Objective - Nothing outside the lines from the one containing "Write the D3.js code for this chart." through the one containing "const cutDay = 7;" should be copied, and no pictures either. Copy those lines exactly.

▶

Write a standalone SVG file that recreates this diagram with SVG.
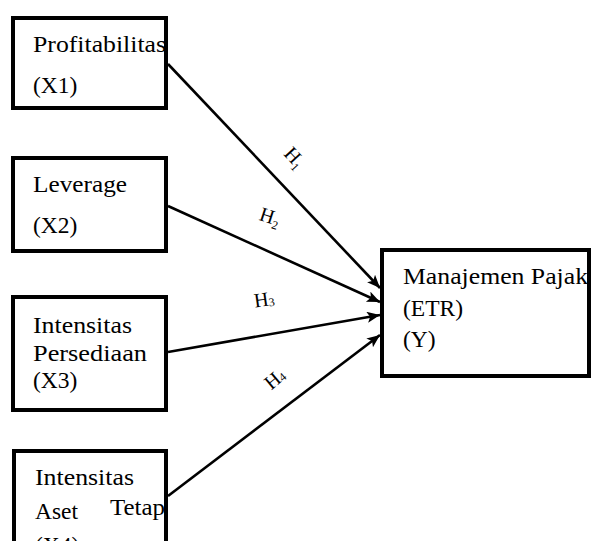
<svg xmlns="http://www.w3.org/2000/svg" width="592" height="541" viewBox="0 0 592 541">
<defs>
<style>
.box{fill:#fff;stroke:#000;stroke-width:4}
.t{font-family:"Liberation Serif","Times New Roman",serif;font-size:23.5px;fill:#000}
.h{font-family:"Liberation Serif","Times New Roman",serif;font-size:20px;fill:#000}
.sub{font-size:12px}
.conn{stroke:#000;stroke-width:2.6;fill:none;marker-end:url(#ah)}
</style>
<marker id="ah" markerUnits="userSpaceOnUse" markerWidth="14" markerHeight="12" refX="13" refY="5.5" orient="auto">
<path d="M0,0 L13,5.5 L0,11 L3,5.5 z" fill="#000"/>
</marker>
</defs>
<rect width="592" height="541" fill="#fff"/>
<g id="connectors">
<line class="conn" x1="168" y1="64" x2="380" y2="288"/>
<line class="conn" x1="168" y1="206" x2="380" y2="302"/>
<line class="conn" x1="168" y1="352" x2="380" y2="315"/>
<line class="conn" x1="168" y1="496" x2="380" y2="335"/>
<text class="h" text-anchor="middle" transform="translate(290,162) rotate(47)">H<tspan class="sub" dy="4">1</tspan></text>
<text class="h" text-anchor="middle" transform="translate(268,223) rotate(18)">H<tspan class="sub" dy="4">2</tspan></text>
<text class="h" text-anchor="middle" transform="translate(265,306) rotate(-8)">H<tspan class="sub" dy="1">3</tspan></text>
<text class="h" text-anchor="middle" transform="translate(279,384) rotate(-40)">H<tspan class="sub" dy="1">4</tspan></text>
</g>
<g id="x1">
<rect class="box" x="13" y="18" width="153" height="90"/>
<text class="t" x="33" y="52" textLength="133" lengthAdjust="spacingAndGlyphs">Profitabilitas</text>
<text class="t" x="33" y="93">(X1)</text>
</g>
<g id="x2">
<rect class="box" x="13" y="158" width="153" height="93"/>
<text class="t" x="33" y="192" textLength="94" lengthAdjust="spacingAndGlyphs">Leverage</text>
<text class="t" x="33" y="233">(X2)</text>
</g>
<g id="x3">
<rect class="box" x="13" y="297" width="153" height="113"/>
<text class="t" x="33" y="333" textLength="99" lengthAdjust="spacingAndGlyphs">Intensitas</text>
<text class="t" x="33" y="361" textLength="114" lengthAdjust="spacingAndGlyphs">Persediaan</text>
<text class="t" x="33" y="388">(X3)</text>
</g>
<g id="x4">
<rect class="box" x="14" y="451" width="152" height="120"/>
<text class="t" x="35" y="485" textLength="99" lengthAdjust="spacingAndGlyphs">Intensitas</text>
<text class="t" x="35" y="519">Aset</text>
<text class="t" x="110" y="515" textLength="55" lengthAdjust="spacingAndGlyphs">Tetap</text>
<text class="t" x="35" y="553">(X4)</text>
</g>
<g id="y">
<rect class="box" x="382" y="250" width="207" height="126"/>
<text class="t" x="403" y="284" textLength="185" lengthAdjust="spacingAndGlyphs">Manajemen Pajak</text>
<text class="t" x="403" y="316">(ETR)</text>
<text class="t" x="403" y="347">(Y)</text>
</g>
</svg>
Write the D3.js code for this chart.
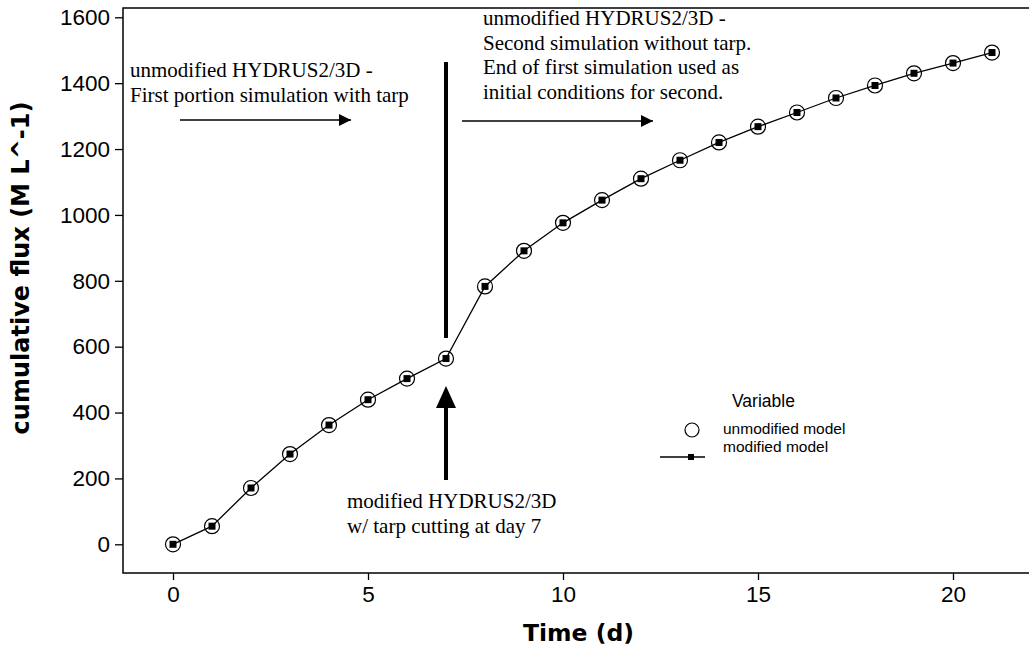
<!DOCTYPE html>
<html>
<head>
<meta charset="utf-8">
<script src="https://cdn.jsdelivr.net/npm/d3@7"></script>
<style>
  body { margin: 0; background: #fff; }
  svg { display: block; }
</style>
</head>
<body>
<div id="chart"></div>
<script>
const WIDTH = 1029;
const HEIGHT = 647;

// data
const days = [0, 1, 2, 3, 4, 5, 6, 7, 8, 9, 10, 11, 12, 13, 14, 15, 16, 17, 18, 19, 20, 21];
const unmodified = [0, 55, 171, 274, 362, 439, 503, 564, 783, 891, 976, 1045, 1110, 1166, 1220, 1268, 1311, 1355, 1393, 1430, 1461, 1493];
const modified = [0, 55, 171, 274, 362, 439, 503, 564, 783, 891, 976, 1045, 1110, 1166, 1220, 1268, 1311, 1355, 1393, 1430, 1461, 1493];
const xTicks = [0, 5, 10, 15, 20];
const yTicks = [0, 200, 400, 600, 800, 1000, 1200, 1400, 1600];
const cutDay = 7;

const leftNotes = ['unmodified HYDRUS2/3D -', 'First portion simulation with tarp'];
const rightNotes = ['unmodified HYDRUS2/3D -', 'Second simulation without tarp.',
    'End of first simulation used as', 'initial conditions for second.'];
const bottomNotes = ['modified HYDRUS2/3D', 'w/ tarp cutting at day 7'];

const frameL = 123, frameR = 1032, frameT = 8, frameB = 573;

const x = d3.scaleLinear().domain([0, 21]).range([173, 992]);
const y = d3.scaleLinear().domain([0, 1600]).range([544.3, 17.3]);

const svg = d3.select('#chart')
    .append('svg')
    .attr('width', WIDTH)
    .attr('height', HEIGHT);

const defs = svg.append('defs');
defs.append('marker')
    .attr('id', 'head')
    .attr('viewBox', '0 0 10 10')
    .attr('refX', 10).attr('refY', 5)
    .attr('markerWidth', 14).attr('markerHeight', 12)
    .attr('markerUnits', 'userSpaceOnUse')
    .attr('orient', 'auto')
    .append('path')
    .attr('d', 'M0,0 L10,5 L0,10 Z')
    .attr('fill', '#000');

// frame
svg.append('rect')
    .attr('x', frameL).attr('y', frameT)
    .attr('width', frameR - frameL).attr('height', frameB - frameT)
    .attr('fill', 'none')
    .attr('stroke', '#000')
    .attr('stroke-width', 1.5);

// axes
const yAxis = svg.append('g')
    .attr('transform', `translate(${frameL},0)`)
    .call(d3.axisLeft(y).tickValues(yTicks).tickFormat(d3.format('d')).tickSize(8).tickPadding(5));
const xAxis = svg.append('g')
    .attr('transform', `translate(0,${frameB})`)
    .call(d3.axisBottom(x).tickValues(xTicks).tickFormat(d3.format('d')).tickSize(7).tickPadding(6));

[yAxis, xAxis].forEach(g => {
    g.select('.domain').remove();
    g.selectAll('line').attr('stroke', '#000').attr('stroke-width', 1.3);
    g.selectAll('text')
        .attr('font-family', '"Liberation Sans", Arial, sans-serif')
        .attr('font-size', 22.5)
        .attr('fill', '#000');
});

svg.append('text')
    .text('Time (d)')
    .attr('x', (frameL + frameR) / 2 + 1)
    .attr('y', 641)
    .attr('text-anchor', 'middle')
    .attr('font-family', '"DejaVu Sans", Verdana, sans-serif')
    .attr('font-weight', 'bold')
    .attr('font-size', 23.5);

svg.append('text')
    .text('cumulative flux (M L^-1)')
    .attr('transform', 'translate(29,268) rotate(-90)')
    .attr('text-anchor', 'middle')
    .attr('font-family', '"DejaVu Sans", Verdana, sans-serif')
    .attr('font-weight', 'bold')
    .attr('font-size', 24);

// series
const line = d3.line()
    .x((d, i) => x(days[i]))
    .y(d => y(d));

svg.append('path')
    .datum(modified)
    .attr('d', line)
    .attr('fill', 'none')
    .attr('stroke', '#000')
    .attr('stroke-width', 1.3);

svg.selectAll('circle.unmod')
    .data(unmodified)
    .enter()
    .append('circle')
    .attr('class', 'unmod')
    .attr('cx', (d, i) => x(days[i]))
    .attr('cy', d => y(d))
    .attr('r', 7.5)
    .attr('fill', 'none')
    .attr('stroke', '#000')
    .attr('stroke-width', 1.2);

svg.selectAll('rect.mod')
    .data(modified)
    .enter()
    .append('rect')
    .attr('class', 'mod')
    .attr('x', (d, i) => x(days[i]) - 3.5)
    .attr('y', d => y(d) - 3.5)
    .attr('width', 7)
    .attr('height', 7)
    .attr('fill', '#000');

// annotations
const serif = '"Liberation Serif", "Times New Roman", serif';

function note(lines, x0, y0) {
    const t = svg.append('text')
        .attr('font-family', serif)
        .attr('font-size', 21)
        .attr('fill', '#000');
    lines.forEach((s, i) => {
        t.append('tspan').attr('x', x0).attr('y', y0 + i * 24.5).text(s);
    });
}

note(leftNotes, 130, 77);
note(rightNotes, 483, 25);
note(bottomNotes, 347, 508);

svg.append('line')
    .attr('x1', 180).attr('x2', 351)
    .attr('y1', 120).attr('y2', 120)
    .attr('stroke', '#000').attr('stroke-width', 1.3)
    .attr('marker-end', 'url(#head)');

svg.append('line')
    .attr('x1', 462).attr('x2', 653)
    .attr('y1', 121).attr('y2', 121)
    .attr('stroke', '#000').attr('stroke-width', 1.3)
    .attr('marker-end', 'url(#head)');

// thick vertical divider at the cut day
svg.append('line')
    .attr('x1', x(cutDay)).attr('x2', x(cutDay))
    .attr('y1', 62).attr('y2', 338)
    .attr('stroke', '#000').attr('stroke-width', 4);

// up arrow pointing to the cut day
svg.append('line')
    .attr('x1', x(cutDay)).attr('x2', x(cutDay))
    .attr('y1', 480).attr('y2', 405)
    .attr('stroke', '#000').attr('stroke-width', 4);
svg.append('path')
    .attr('d', `M${x(cutDay)},386 L${x(cutDay) + 10},408 L${x(cutDay) - 10},408 Z`)
    .attr('fill', '#000');

// legend
const sans = '"Liberation Sans", Arial, sans-serif';
svg.append('text')
    .text('Variable')
    .attr('x', 732).attr('y', 407)
    .attr('font-family', sans).attr('font-size', 17.5);

svg.append('circle')
    .attr('cx', 692).attr('cy', 430).attr('r', 7)
    .attr('fill', 'none').attr('stroke', '#000').attr('stroke-width', 1.2);
svg.append('text')
    .text('unmodified model')
    .attr('x', 723).attr('y', 434)
    .attr('font-family', sans).attr('font-size', 15.5);

svg.append('line')
    .attr('x1', 660).attr('x2', 705)
    .attr('y1', 457).attr('y2', 457)
    .attr('stroke', '#000').attr('stroke-width', 1.3);
svg.append('rect')
    .attr('x', 688).attr('y', 454).attr('width', 6).attr('height', 6)
    .attr('fill', '#000');
svg.append('text')
    .text('modified model')
    .attr('x', 723).attr('y', 452)
    .attr('font-family', sans).attr('font-size', 15.5);
</script>
</body>
</html>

◀

Solution for this exercise -
Write the D3.js code for this chart.
<!DOCTYPE html>
<html>
<head>
<meta charset="utf-8">
<script src="https://cdn.jsdelivr.net/npm/d3@7"></script>
<style>
  body { margin: 0; background: #fff; }
  svg { display: block; }
</style>
</head>
<body>
<div id="chart"></div>
<script>
const WIDTH = 1029;
const HEIGHT = 647;

// data
const days = [0, 1, 2, 3, 4, 5, 6, 7, 8, 9, 10, 11, 12, 13, 14, 15, 16, 17, 18, 19, 20, 21];
const unmodified = [0, 55, 171, 274, 362, 439, 503, 564, 783, 891, 976, 1045, 1110, 1166, 1220, 1268, 1311, 1355, 1393, 1430, 1461, 1493];
const modified = [0, 55, 171, 274, 362, 439, 503, 564, 783, 891, 976, 1045, 1110, 1166, 1220, 1268, 1311, 1355, 1393, 1430, 1461, 1493];
const xTicks = [0, 5, 10, 15, 20];
const yTicks = [0, 200, 400, 600, 800, 1000, 1200, 1400, 1600];
const cutDay = 7;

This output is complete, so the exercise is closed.